▶ _Working data_
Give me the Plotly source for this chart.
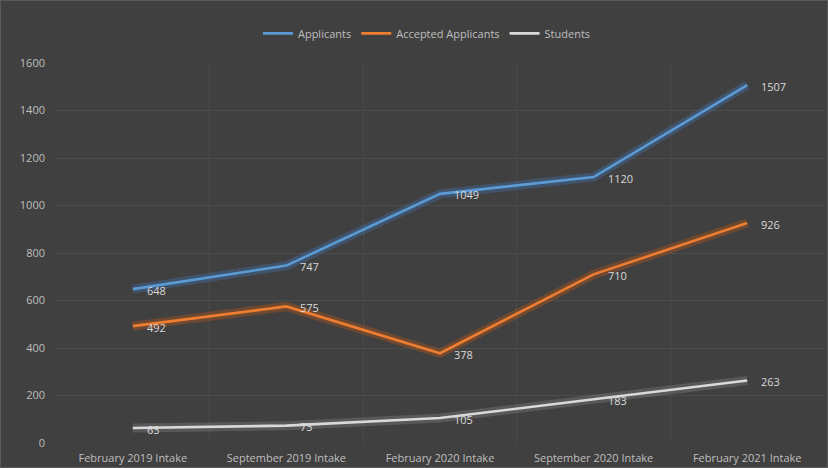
import plotly.graph_objects as go

# Intake periods and counts per series
intakes = [
    "February 2019 Intake",
    "September 2019 Intake",
    "February 2020 Intake",
    "September 2020 Intake",
    "February 2021 Intake",
]
applicants = [648, 747, 1049, 1120, 1507]
accepted = [492, 575, 378, 710, 926]
students = [63, 73, 105, 183, 263]

series = [
    ("Applicants", applicants, "#5B9BD5", "rgba(70,120,190,0.35)"),
    ("Accepted Applicants", accepted, "#ED7D31", "rgba(200,90,20,0.35)"),
    ("Students", students, "#D9D9D9", "rgba(200,200,200,0.18)"),
]

x = list(range(len(intakes)))

fig = go.Figure()

# soft glow beneath each line
for name, vals, color, glow in series:
    fig.add_trace(go.Scatter(
        x=x, y=vals, mode="lines",
        line=dict(color=glow, width=9),
        hoverinfo="skip", showlegend=False,
    ))

for name, vals, color, glow in series:
    fig.add_trace(go.Scatter(
        x=x, y=vals, mode="lines", name=name,
        line=dict(color=color, width=2.6),
    ))
    # value labels to the right of each point
    for xi, v in zip(x, vals):
        fig.add_annotation(
            x=xi, y=v, text=str(v), showarrow=False,
            xanchor="left", yanchor="middle", xshift=12, yshift=-1,
            font=dict(color="#D9D9D9", size=11, family="Open Sans"),
        )

fig.update_layout(
    width=828, height=468,
    paper_bgcolor="#404040",
    plot_bgcolor="#404040",
    margin=dict(l=56, r=4, t=63, b=25),
    font=dict(family="Open Sans", color="#BFBFBF", size=11),
    legend=dict(
        orientation="h", x=0.483, xanchor="center", y=1.078, yanchor="middle",
        font=dict(size=11, color="#BFBFBF"), bgcolor="rgba(0,0,0,0)",
        itemwidth=30,
    ),
    showlegend=True,
)

fig.update_xaxes(
    range=[-0.5, len(intakes) - 0.5],
    tickvals=x, ticktext=intakes,
    showgrid=False, zeroline=False, showline=False,
    ticks="", tickfont=dict(size=11, color="#BFBFBF"),
    ticklabelstandoff=7,
    minor=dict(tickvals=[i + 0.5 for i in x[:-1]], showgrid=True,
               gridcolor="#4A4A4A", gridwidth=1),
)
fig.update_yaxes(
    range=[0, 1600], dtick=200,
    showgrid=True, gridcolor="#4C4C4C", gridwidth=1,
    zeroline=False, showline=False, ticks="",
    tickfont=dict(size=11, color="#BFBFBF"),
    ticklabelstandoff=10,
)

# chart frame
fig.add_shape(type="rect", xref="paper", yref="paper",
              x0=-56 / 768, x1=1 + 4 / 768, y0=-25 / 380, y1=1 + 63 / 380,
              line=dict(color="#5A5A5A", width=2), layer="below")

fig.write_html("out.html")
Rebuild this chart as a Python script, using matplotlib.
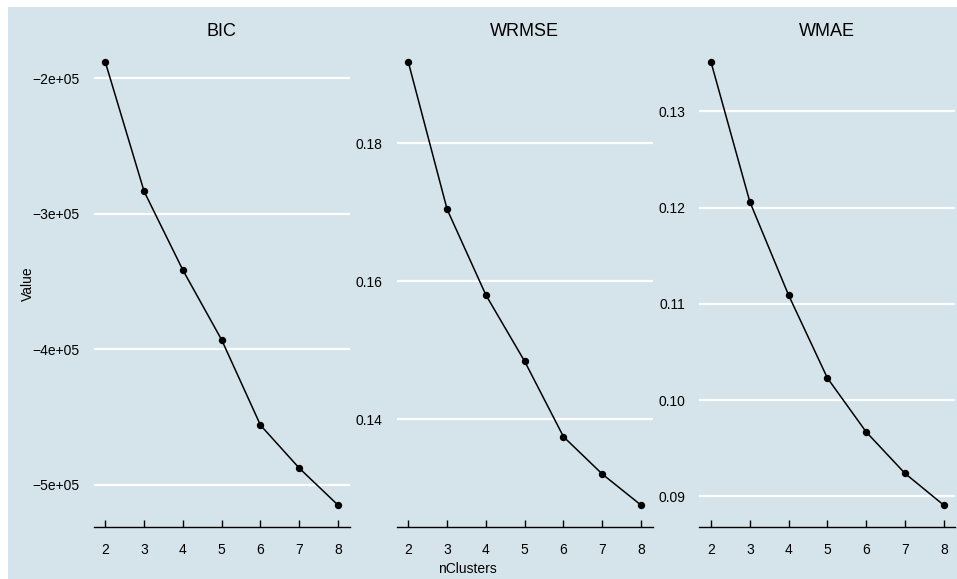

▶ _Exercise task_
Quote the data above in full, leaving out the pictures it holds.

▶ _In response_
Give me the Plotly source for this chart.
import plotly.graph_objects as go

# Intake periods and counts per series
intakes = [
    "February 2019 Intake",
    "September 2019 Intake",
    "February 2020 Intake",
    "September 2020 Intake",
    "February 2021 Intake",
]
applicants = [648, 747, 1049, 1120, 1507]
accepted = [492, 575, 378, 710, 926]
students = [63, 73, 105, 183, 263]

series = [
    ("Applicants", applicants, "#5B9BD5", "rgba(70,120,190,0.35)"),
    ("Accepted Applicants", accepted, "#ED7D31", "rgba(200,90,20,0.35)"),
    ("Students", students, "#D9D9D9", "rgba(200,200,200,0.18)"),
]

x = list(range(len(intakes)))

fig = go.Figure()

# soft glow beneath each line
for name, vals, color, glow in series:
    fig.add_trace(go.Scatter(
        x=x, y=vals, mode="lines",
        line=dict(color=glow, width=9),
        hoverinfo="skip", showlegend=False,
    ))

for name, vals, color, glow in series:
    fig.add_trace(go.Scatter(
        x=x, y=vals, mode="lines", name=name,
        line=dict(color=color, width=2.6),
    ))
    # value labels to the right of each point
    for xi, v in zip(x, vals):
        fig.add_annotation(
            x=xi, y=v, text=str(v), showarrow=False,
            xanchor="left", yanchor="middle", xshift=12, yshift=-1,
            font=dict(color="#D9D9D9", size=11, family="Open Sans"),
        )

fig.update_layout(
    width=828, height=468,
    paper_bgcolor="#404040",
    plot_bgcolor="#404040",
    margin=dict(l=56, r=4, t=63, b=25),
    font=dict(family="Open Sans", color="#BFBFBF", size=11),
    legend=dict(
        orientation="h", x=0.483, xanchor="center", y=1.078, yanchor="middle",
        font=dict(size=11, color="#BFBFBF"), bgcolor="rgba(0,0,0,0)",
        itemwidth=30,
    ),
    showlegend=True,
)

fig.update_xaxes(
    range=[-0.5, len(intakes) - 0.5],
    tickvals=x, ticktext=intakes,
    showgrid=False, zeroline=False, showline=False,
    ticks="", tickfont=dict(size=11, color="#BFBFBF"),
    ticklabelstandoff=7,
    minor=dict(tickvals=[i + 0.5 for i in x[:-1]], showgrid=True,
               gridcolor="#4A4A4A", gridwidth=1),
)
fig.update_yaxes(
    range=[0, 1600], dtick=200,
    showgrid=True, gridcolor="#4C4C4C", gridwidth=1,
    zeroline=False, showline=False, ticks="",
    tickfont=dict(size=11, color="#BFBFBF"),
    ticklabelstandoff=10,
)

# chart frame
fig.add_shape(type="rect", xref="paper", yref="paper",
              x0=-56 / 768, x1=1 + 4 / 768, y0=-25 / 380, y1=1 + 63 / 380,
              line=dict(color="#5A5A5A", width=2), layer="below")

fig.write_html("out.html")
Rebuild this chart as a Python script, using matplotlib.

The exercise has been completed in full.